The Role of Emotional Intelligence in Hiring Success
Article: emotional intelligence hiring
The “Checklist Hiring” Phase
I’ll be honest, I used to believe hiring was all about hard skills. You just look at the resume, check for the right keywords and hard skills like for example Python, project management, certifications and then you ask a few questions, and boom, you have your industry ready candidate. Emotional intelligence (EI)? That sounded like a cherry on top, but not the cake.
But then I observed something interesting: candidates with perfect technical skills could still completely mess up in a team environment. It was never about how much they “knew” but something much deeper— workplace communication. It was always about how they handled pressure, conflict, and, honestly, humans. That’s when I got to know that Emotional Intelligence hiring wasn’t a fluff. It was the secret ingredient to stability in the organization.
What EI Really Is and what it Isn’t
At its core, emotional intelligence is the ability to recognize, understand, and manage emotions—your own and others’ (Salovey & Mayer, 1990). It’s not just “being nice” and impossibly perfect in an interview but, its self-awareness, empathy, and emotional management. Mostly in workplaces where stress is the default environment, those skills aren’t the “cherry” anymore but the whole cake.
Managers are Obsessed with EI? Is it?
Research keeps proving the thing which I accidentally learned. Professional studies tell us about that employees with higher EI perform better in team-based roles and leadership positions because they can manage stress and relationships more effectively (Côté & Miners, 2006). Another study shows that EI is heavily linked to job performance across various industries, especially when work involves collaboration with other humans (O’Boyle et al., 2011).
Think of it this way: technical skills may build the product, but emotional intelligence keeps the “people” behind that particular product from falling apart.
Lightbulb Incident
I once worked on a project with a teammate who, on CVs, wasn’t the most experienced. But their EI was through the roof. They could sense problems in a meeting before anyone could speak, and they somehow knew exactly how to reframe the conversation to keep things on table. That project didn’t hit its deadline because of raw coding ability. It became a success because someone in the team had the emotional radar to hold the team together.
Emotional Intelligence Hiring measurable?
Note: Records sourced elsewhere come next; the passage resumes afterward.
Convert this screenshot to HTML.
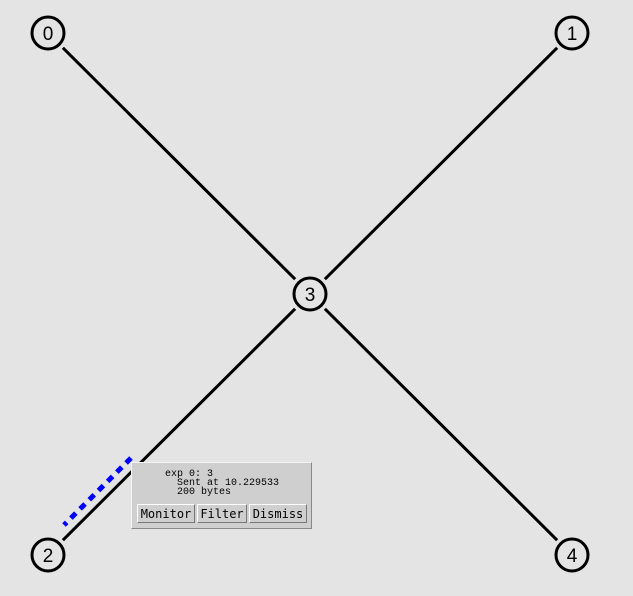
<!DOCTYPE html>
<html><head><meta charset="utf-8"><style>
body{margin:0;background:#e4e4e4;width:633px;height:596px;overflow:hidden;position:relative;font-family:"Liberation Mono","DejaVu Sans Mono",monospace}
#popup{position:absolute;left:131px;top:462px;width:179px;height:65px;background:#cfcfcf;border:1px solid #f4f4f4;border-right-color:#888;border-bottom-color:#888}
.ln{position:absolute;font-size:10px;line-height:9px;color:#000;white-space:pre}
.btn{position:absolute;top:41px;height:19px;background:#cfcfcf;border:1px solid #fff;border-right-color:#777;border-bottom-color:#777;font-size:12px;line-height:19px;text-align:center;box-sizing:border-box;font-family:"DejaVu Sans Mono","Liberation Mono",monospace}
</style></head><body>
<svg id="net" width="633" height="596" style="position:absolute;left:0;top:0"></svg>
<div id="popup">
<div class="ln" style="left:33px;top:7px">exp 0: 3</div>
<div class="ln" style="left:45px;top:16px">Sent at 10.229533</div>
<div class="ln" style="left:45px;top:25px">200 bytes</div>
<div class="btn" style="left:5px;width:58px">Monitor</div>
<div class="btn" style="left:65px;width:50px">Filter</div>
<div class="btn" style="left:117px;width:58px">Dismiss</div>
</div>
<script>
const nodeIds=[0,1,2,3,4];
const nodeX=[48,572,48,310,572];
const nodeY=[33,33,555,294,555];
const linkFrom=[0,1,2,3];
const linkTo=[3,3,3,4];
const R=16;
const svg=document.getElementById('net');
const NS='http://www.w3.org/2000/svg';
for(let i=0;i<linkFrom.length;i++){
  const a=linkFrom[i],b=linkTo[i];
  const dx=nodeX[b]-nodeX[a],dy=nodeY[b]-nodeY[a],L=Math.hypot(dx,dy);
  const ux=dx/L,uy=dy/L;
  const l=document.createElementNS(NS,'line');
  l.setAttribute('x1',nodeX[a]+ux*(R+5));l.setAttribute('y1',nodeY[a]+uy*(R+5));
  l.setAttribute('x2',nodeX[b]-ux*(R+5));l.setAttribute('y2',nodeY[b]-uy*(R+5));
  l.setAttribute('stroke','#000');l.setAttribute('stroke-width','3');
  
  
  svg.appendChild(l);
}
const p=document.createElementNS(NS,'line');
p.setAttribute('x1',131);p.setAttribute('y1',458);p.setAttribute('x2',64);p.setAttribute('y2',525);
p.setAttribute('stroke','#0000ff');p.setAttribute('stroke-width','5');p.setAttribute('stroke-dasharray','7 6');


svg.appendChild(p);
for(let i=0;i<nodeIds.length;i++){
  const g=document.createElementNS(NS,'g');
  
  
  const c=document.createElementNS(NS,'circle');
  c.setAttribute('cx',nodeX[i]);c.setAttribute('cy',nodeY[i]);c.setAttribute('r',R);
  c.setAttribute('fill','none');c.setAttribute('stroke','#000');c.setAttribute('stroke-width','3');
  g.appendChild(c);
  const t=document.createElementNS(NS,'text');
  t.setAttribute('x',nodeX[i]);t.setAttribute('y',nodeY[i]+7);t.setAttribute('text-anchor','middle');
  t.setAttribute('font-size','19');t.setAttribute('font-family','Liberation Sans, sans-serif');
  t.textContent=nodeIds[i];
  g.appendChild(t);
  svg.appendChild(g);
}
</script>
</body></html>
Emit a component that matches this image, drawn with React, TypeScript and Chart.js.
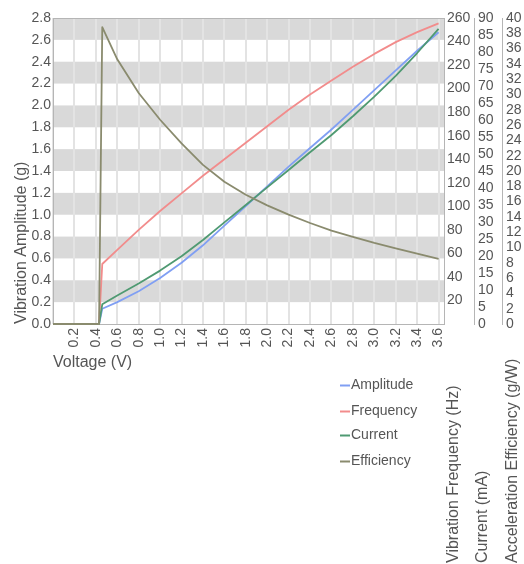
import { useEffect, useRef } from "react";
import { Chart, registerables } from "chart.js";

Chart.register(...registerables);

// ---- data ----
const voltage = [0, 0.2, 0.4, 0.43, 0.46, 0.6, 0.8, 1.0, 1.2, 1.4, 1.6, 1.8, 2.0, 2.2, 2.4, 2.6, 2.8, 3.0, 3.2, 3.4, 3.6];
const amplitude = [0, 0, 0, 0, 0.14, 0.2, 0.3, 0.42, 0.56, 0.72, 0.9, 1.08, 1.26, 1.44, 1.61, 1.78, 1.96, 2.14, 2.32, 2.5, 2.67];
const frequency = [0, 0, 0, 0, 51, 63, 80, 96, 111, 126, 140, 154, 168, 182, 195, 207, 218.5, 229.5, 239.5, 248, 255.5];
const current = [0, 0, 0, 0, 5.8, 8.4, 11.9, 15.7, 19.9, 24.7, 29.9, 35.0, 40.2, 45.3, 50.5, 55.6, 61.1, 66.9, 73.0, 79.7, 86.8];
const efficiency = [0, 0, 0, 0, 38.8, 34.6, 30.2, 26.7, 23.6, 20.8, 18.6, 16.9, 15.5, 14.3, 13.2, 12.2, 11.4, 10.6, 9.9, 9.2, 8.5];

const seriesNames = ["Amplitude", "Frequency", "Current", "Efficiency"];
const seriesColors = ["#809ff3", "#f28c8c", "#4f9a72", "#8a8b6e"];
const seriesOrder = [3, 2, 1, 0];

const xTickValues = [0, 0.2, 0.4, 0.6, 0.8, 1.0, 1.2, 1.4, 1.6, 1.8, 2.0, 2.2, 2.4, 2.6, 2.8, 3.0, 3.2, 3.4, 3.6];
const bandStarts = [0.2, 0.6, 1.0, 1.4, 1.8, 2.2, 2.6];

const xTitle = "Voltage (V)";
const yTitle = "Vibration Amplitude (g)";
const freqTitle = "Vibration Frequency (Hz)";
const currentTitle = "Current (mA)";
const effTitle = "Acceleration Efficiency (g/W)";

const FONT = "'Liberation Sans', Arial, sans-serif";
const TEXT = "#555555";

export default function App() {
  const ref = useRef<HTMLCanvasElement>(null);

  useEffect(() => {
    if (!ref.current) return;

    const bandsPlugin = {
      id: "bands",
      beforeDraw(chart: any) {
        const { ctx, chartArea: a, scales } = chart;
        const y = scales.y;
        ctx.save();
        ctx.fillStyle = "#ffffff";
        ctx.fillRect(a.left, a.top, a.right - a.left, a.bottom - a.top);
        ctx.fillStyle = "#d9d9d9";
        for (const s of bandStarts) {
          const y1 = y.getPixelForValue(s + 0.2);
          const y2 = y.getPixelForValue(s);
          ctx.fillRect(a.left, y1, a.right - a.left, y2 - y1);
        }
        ctx.restore();
      },
      beforeDatasetsDraw(chart: any) {
        const { ctx, chartArea: a } = chart;
        ctx.save();
        ctx.strokeStyle = "#b5b5b5";
        ctx.lineWidth = 1;
        ctx.strokeRect(a.left + 0.5, a.top + 0.5, a.right - a.left - 1, a.bottom - a.top);
        ctx.restore();
      },
      afterDraw(chart: any) {
        const { ctx } = chart;
        ctx.save();
        // right axis titles (bottom-anchored)
        ctx.fillStyle = TEXT;
        ctx.font = `16px ${FONT}`;
        ctx.textAlign = "left";
        ctx.textBaseline = "middle";
        const titles: [string, number][] = [
          [freqTitle, 454],
          [currentTitle, 483],
          [effTitle, 513],
        ];
        for (const [t, x] of titles) {
          ctx.save();
          ctx.translate(x, 563);
          ctx.rotate(-Math.PI / 2);
          ctx.fillText(t, 0, 0);
          ctx.restore();
        }
        // legend
        ctx.font = `14px ${FONT}`;
        const rows = [385, 411, 435, 461];
        seriesNames.forEach((name, i) => {
          const y = rows[i];
          ctx.strokeStyle = seriesColors[i];
          ctx.lineWidth = 2;
          ctx.beginPath();
          ctx.moveTo(340, y + 0.5);
          ctx.lineTo(350, y + 0.5);
          ctx.stroke();
          ctx.fillStyle = TEXT;
          ctx.fillText(name, 351, y);
        });
        ctx.restore();
      },
    };

    const mk = (vals: number[]) => voltage.map((v, i) => ({ x: v, y: vals[i] }));
    const axisIds = ["y", "yFreq", "yCur", "yEff"];
    const allVals = [amplitude, frequency, current, efficiency];

    const tickFont = { family: FONT, size: 14 };

    const chart = new Chart(ref.current, {
      type: "line",
      data: {
        datasets: seriesNames.map((name, i) => ({
          label: name,
          data: mk(allVals[i]),
          yAxisID: axisIds[i],
          order: seriesOrder[i],
          borderColor: seriesColors[i],
          backgroundColor: seriesColors[i],
          borderWidth: 1.8,
          borderJoinStyle: "round",
          pointRadius: 0,
          tension: 0,
          clip: false as any,
        })),
      },
      options: {
        animation: false,
        responsive: true,
        maintainAspectRatio: false,
        layout: { padding: { top: 18, left: 0, right: 0, bottom: 190 } },
        plugins: { legend: { display: false }, tooltip: { enabled: false } },
        scales: {
          x: {
            type: "linear",
            min: 0,
            max: 3.66,
            afterBuildTicks: (s: any) => {
              s.ticks = xTickValues.map((v) => ({ value: v }));
            },
            afterFit: (s: any) => {
              s.height = 50;
            },
            grid: { color: "#e3e3e3", lineWidth: 2, drawTicks: false },
            border: { display: false },
            ticks: {
              autoSkip: false,
              minRotation: 90,
              maxRotation: 90,
              padding: 4,
              color: TEXT,
              font: tickFont,
              callback: (v: any) => (Number(v) === 0 ? "" : Number(v).toFixed(1)),
            },
            title: {
              display: true,
              text: xTitle,
              align: "start",
              color: TEXT,
              font: { family: FONT, size: 16 },
              padding: { top: 0, bottom: 2 },
            },
          },
          y: {
            type: "linear",
            position: "left",
            min: 0,
            max: 2.8,
            afterFit: (s: any) => {
              s.width = 53;
            },
            grid: { display: false, drawTicks: false },
            border: { display: false },
            ticks: {
              stepSize: 0.2,
              autoSkip: false,
              padding: 2,
              color: TEXT,
              font: tickFont,
              callback: (v: any) => Number(v).toFixed(1),
            },
            title: {
              display: true,
              text: yTitle,
              align: "start",
              color: TEXT,
              font: { family: FONT, size: 16 },
              padding: { top: 12, bottom: 0 },
            },
          },
          yFreq: {
            type: "linear",
            position: "right",
            min: 0,
            max: 260,
            afterFit: (s: any) => {
              s.width = 29;
            },
            grid: { display: false, drawTicks: false },
            border: { display: false },
            ticks: {
              stepSize: 20,
              autoSkip: false,
              padding: 2,
              color: TEXT,
              font: tickFont,
              callback: (v: any) => (Number(v) === 0 ? "" : String(v)),
            },
          },
          yCur: {
            type: "linear",
            position: "right",
            min: 0,
            max: 90,
            afterFit: (s: any) => {
              s.width = 28;
            },
            grid: { display: false, drawTicks: false },
            border: { display: true, color: "#b5b5b5" },
            ticks: {
              stepSize: 5,
              autoSkip: false,
              padding: 4,
              color: TEXT,
              font: tickFont,
            },
          },
          yEff: {
            type: "linear",
            position: "right",
            min: 0,
            max: 40,
            afterFit: (s: any) => {
              s.width = 22;
            },
            grid: { display: false, drawTicks: false },
            border: { display: true, color: "#b5b5b5" },
            ticks: {
              stepSize: 2,
              autoSkip: false,
              padding: 4,
              color: TEXT,
              font: tickFont,
            },
          },
        },
      } as any,
      plugins: [bandsPlugin],
    });

    return () => chart.destroy();
  }, []);

  return (
    <div style={{ position: "absolute", left: 0, top: 0, width: 524, height: 564 }}>
      <canvas ref={ref} />
    </div>
  );
}
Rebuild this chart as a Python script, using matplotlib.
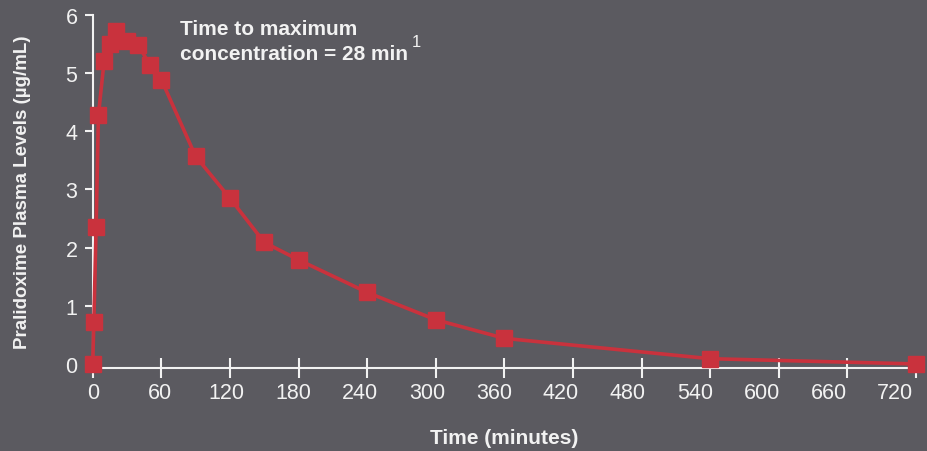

That’s the exact question we have in mind. You can’t ask, “Are you emotionally intelligent?” But hiring managers are so creative:
- Behavioral questions: “Tell me about an incident where you got tough feedback.” Their answer exposes their self-awareness.
- Team exercises: Observing someone’s workplace communication under pressure expresses more than their resume ever could.
- Active listening: Employees who acknowledge mistakes and adapt them mid-conversation usually have stronger EI.
There’s research backing this too. Structured interviews and scenario-based assessments have been linked to effectively predict the EI-related patterns in the workplace (Joseph & Newman, 2010).
Skill vs. EI, A Wrong Debate
People often frame it as if you have to choose between hard skills or emotional intelligence. However, higher EI isn’t a replacement for technical ability. It’s not the cherry on top but it’s the icing to the cake. That makes our cake, a well finished cake. You can teach someone new software, but can you teach them to manage their emotions in a conflict? That’s a much harder run.
Final Thoughts
If you’re hiring, don’t just look for the right technical buzzwords, do the emotional intelligence hiring. Look for the signs of how candidates handle humans, including themselves. And if you’re finding a job? Work on your own EI the same way you keep redefining your technical skills. Active listening, empathy, stress management, workplace communication, these are all your cheat codes to quietly tip the scales in interviews more than we realize.
Essentially, emotional intelligence during hiring isn’t some HR trend. It’s the fine line between a team that survives and a team that thrives. Or as one study put it, “EI is not the cherry on the cake: it’s part of the cake itself” (Goleman, 1998).
References:
* Côté, S., & Miners, C. T. H. (2006). Emotional intelligence, cognitive intelligence, and job performance. *Administrative Science Quarterly, 51*(1), 1–28.
* Goleman, D. (1998). *Working with Emotional Intelligence*. Bantam Books.
* Joseph, D. L., & Newman, D. A. (2010). Emotional intelligence: An integrative meta-analysis. *Journal of Applied Psychology, 95*(1), 54–78.
* O’Boyle, E. H., Humphrey, R. H., Pollack, J. M., Hawver, T. H., & Story, P. A. (2011). The relation between emotional intelligence and job performance. *Journal of Organizational Behavior, 32*(5), 788–818.
* Salovey, P., & Mayer, J. D. (1990). Emotional intelligence. *Imagination, Cognition and Personality, 9*(3), 185–211.